The older the photograph, the more care that needs to be taken in uncurling it. Old print techniques were often based on the layering of materials and print. If you try to flatten the photo , you can crack it or even find yourself holding pieces of your once treasured photo. The careful use of steam, such as a steam iron or even a pot of water, can soften the materials and make the image easier to manipulate without destroying it.
If using an iron, place the image between two protective layers of tissue or butcher paper and gently apply steam but limited pressure until the photograph begins to unfold. Once the materials are softened, the photo can be placed between two paper towels and weighed down with a book or some other flat, heavy object. The paper towel will absorb the moisture from the steam and the book will keep the photograph flat while it dries.

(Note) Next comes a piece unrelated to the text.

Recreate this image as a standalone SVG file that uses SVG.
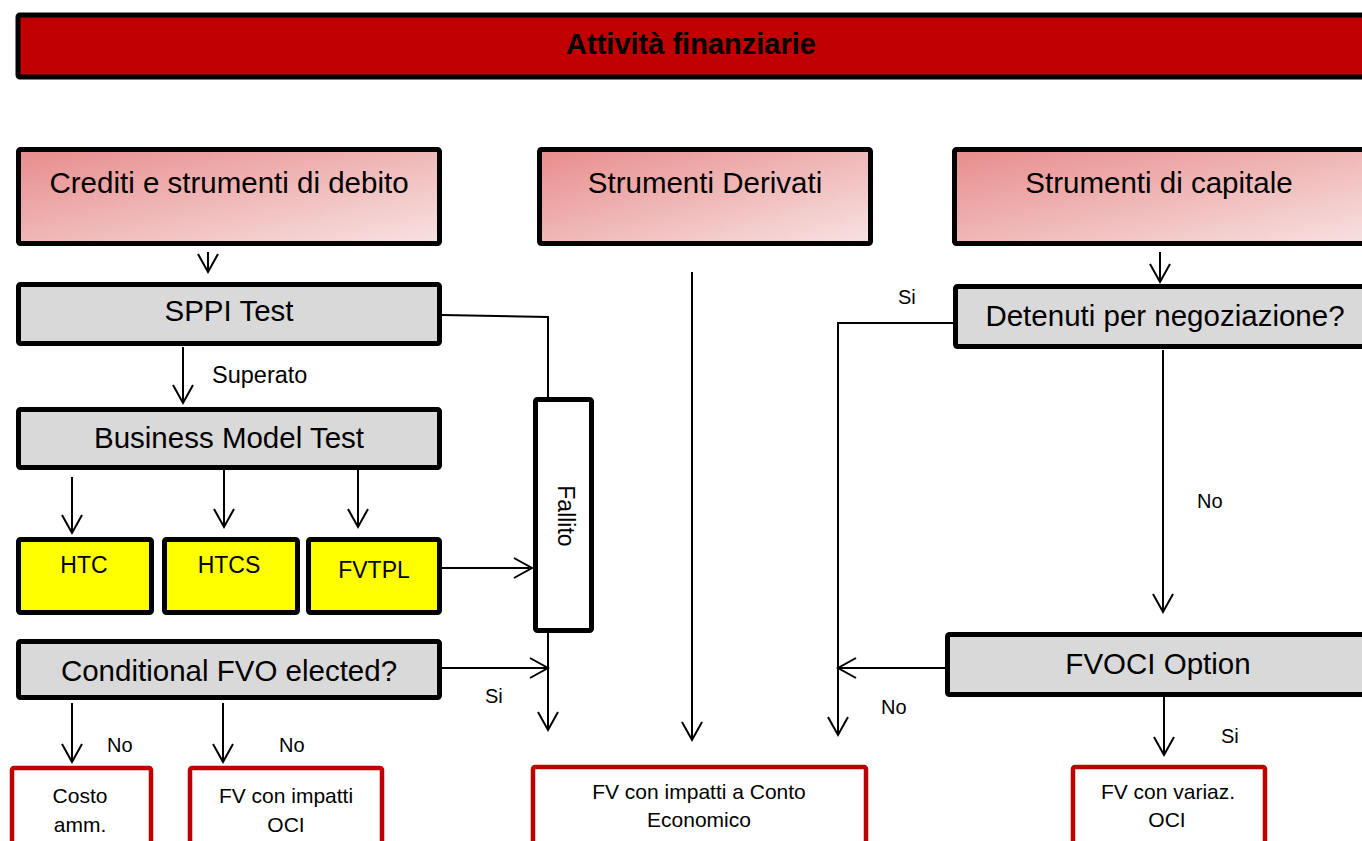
<svg xmlns="http://www.w3.org/2000/svg" width="1362" height="841" viewBox="0 0 1362 841">
<defs>
<linearGradient id="hdr" x1="0" y1="0" x2="1" y2="1">
<stop offset="0" stop-color="#e88c8c"/>
<stop offset="1" stop-color="#f8e2e2"/>
</linearGradient>
<marker id="arr" markerUnits="userSpaceOnUse" markerWidth="24" markerHeight="24" viewBox="-20 -12 24 24" refX="0" refY="0" orient="auto">
<path d="M-18,-10 L0,0 L-18,10" fill="none" stroke="#000" stroke-width="2"/>
</marker>
</defs>
<style>
text{font-family:"Liberation Sans",Arial,sans-serif;fill:#000}
.box{stroke:#000;stroke-width:5}
.hdr{fill:url(#hdr)}
.gray{fill:#d9d9d9}
.yel{fill:#ffff00}
.res{fill:#fff;stroke:#c00000;stroke-width:4.5}
.big{font-size:29.5px;text-anchor:middle}
.mid{font-size:23px;text-anchor:middle}
.sm{font-size:21px;text-anchor:middle}
.lbl{font-size:20px}
.sup{font-size:23.5px}
.con{fill:none;stroke:#000;stroke-width:2}
</style>
<g id="title">
<rect x="18" y="15" width="1360" height="62" fill="#c00000" class="box" rx="2"/>
<text x="691" y="54" font-size="29" font-weight="bold" text-anchor="middle">Attività finanziarie</text>
</g>
<g id="crediti">
<rect x="18.5" y="149.5" width="421" height="94" class="box hdr" rx="2"/>
<text x="229" y="193" class="big">Crediti e strumenti di debito</text>
</g>
<g id="derivati">
<rect x="539.5" y="149.5" width="331" height="94" class="box hdr" rx="2"/>
<text x="705" y="193" class="big">Strumenti Derivati</text>
</g>
<g id="capitale">
<rect x="954.5" y="149.5" width="420" height="94" class="box hdr" rx="2"/>
<text x="1159" y="193" class="big">Strumenti di capitale</text>
</g>
<g id="sppi">
<rect x="18.5" y="284.5" width="421" height="59" class="box gray" rx="2"/>
<text x="229" y="321" class="big">SPPI Test</text>
</g>
<g id="bmt">
<rect x="18.5" y="409.5" width="421" height="58" class="box gray" rx="2"/>
<text x="229" y="448" class="big">Business Model Test</text>
</g>
<g id="htc">
<rect x="18.5" y="539.5" width="133" height="73" class="box yel" rx="2"/>
<text x="84" y="573" class="mid">HTC</text>
</g>
<g id="htcs">
<rect x="164.5" y="539.5" width="133" height="73" class="box yel" rx="2"/>
<text x="229" y="573" class="mid">HTCS</text>
</g>
<g id="fvtpl">
<rect x="308.5" y="539.5" width="131" height="73" class="box yel" rx="2"/>
<text x="374" y="578" class="mid">FVTPL</text>
</g>
<g id="fallito">
<rect x="535.5" y="399.5" width="56" height="231" class="box" fill="#fff" rx="2"/>
<text x="566" y="516" class="mid" dominant-baseline="central" transform="rotate(90 566 516)">Fallito</text>
</g>
<g id="cfvo">
<rect x="18.5" y="641.5" width="421" height="56" class="box gray" rx="2"/>
<text x="229" y="681" class="big">Conditional FVO elected?</text>
</g>
<g id="detenuti">
<rect x="955.5" y="286.5" width="420" height="60" class="box gray" rx="2"/>
<text x="1165" y="326" class="big">Detenuti per negoziazione?</text>
</g>
<g id="fvoci">
<rect x="947.5" y="634.5" width="430" height="60" class="box gray" rx="2"/>
<text x="1158" y="674" class="big">FVOCI Option</text>
</g>
<g id="costo">
<rect x="12" y="768" width="139" height="100" class="res" rx="2"/>
<text x="80" y="803" class="sm">Costo</text>
<text x="80" y="832" class="sm">amm.</text>
</g>
<g id="fvoci-res">
<rect x="190" y="768" width="192" height="100" class="res" rx="2"/>
<text x="286" y="803" class="sm">FV con impatti</text>
<text x="286" y="832" class="sm">OCI</text>
</g>
<g id="fvce">
<rect x="533" y="767" width="333" height="100" class="res" rx="2"/>
<text x="699" y="799" class="sm">FV con impatti a Conto</text>
<text x="699" y="827" class="sm">Economico</text>
</g>
<g id="fvvar">
<rect x="1073" y="767" width="192" height="100" class="res" rx="2"/>
<text x="1168" y="799" class="sm">FV con variaz.</text>
<text x="1167" y="827" class="sm">OCI</text>
</g>
<g id="connectors">
<path class="con" d="M208,252 V272" marker-end="url(#arr)"/>
<path class="con" d="M183,347 V403" marker-end="url(#arr)"/>
<path class="con" d="M442,315 L548,317 V398" stroke-width="1.6"/>
<path class="con" d="M72,477 V533" marker-end="url(#arr)"/>
<path class="con" d="M224,470 V527" marker-end="url(#arr)"/>
<path class="con" d="M358,470 V527" marker-end="url(#arr)"/>
<path class="con" d="M442,568 H532" marker-end="url(#arr)"/>
<path class="con" d="M548,632 V730" marker-end="url(#arr)"/>
<path class="con" d="M442,668 H548" marker-end="url(#arr)"/>
<path class="con" d="M72,703 V762" marker-end="url(#arr)"/>
<path class="con" d="M223,703 V762" marker-end="url(#arr)"/>
<path class="con" d="M692,272 V740" marker-end="url(#arr)"/>
<path class="con" d="M1160,252 V282" marker-end="url(#arr)"/>
<path class="con" d="M953,323 H838 V735" marker-end="url(#arr)"/>
<path class="con" d="M1163,350 V612" marker-end="url(#arr)"/>
<path class="con" d="M945,668 H838" marker-end="url(#arr)"/>
<path class="con" d="M1164,697 V755" marker-end="url(#arr)"/>
</g>
<g id="labels">
<text x="212" y="383" class="sup">Superato</text>
<text x="485" y="703" class="lbl">Si</text>
<text x="107" y="752" class="lbl">No</text>
<text x="279" y="752" class="lbl">No</text>
<text x="898" y="304" class="lbl">Si</text>
<text x="1197" y="508" class="lbl">No</text>
<text x="881" y="714" class="lbl">No</text>
<text x="1221" y="743" class="lbl">Si</text>
</g>
</svg>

If using a pot of steaming water, carefully hang the picture from a clothes line above the pot until it softens, then repeat the paper towel and book method mentioned above.
If the picture appears to want to uncurl without damaging the print, it may be possible to put it in an envelope and feed it through a laser printer one direction and then another until the image flattens. The laser printer will heat the photo, and the printer feed will help the picture return to its normal flat condition.
You may also be able to simply weigh the picture between two books or place it on a flat scanner bed weighed down with a book, a heavy piece of glass or simply the scanner lid.
The older the photograph, the more apt you will be unable to return it to its full previous glory. Consider contacting a family member instead and making a copy of their print. Another good preventive feature is to keep a copy of all treasured photos digitally. Place the copy in a safe deposit box or leave it with a trusted friend or relative. In the event of flood, water damage or other disaster, you can print a new copy.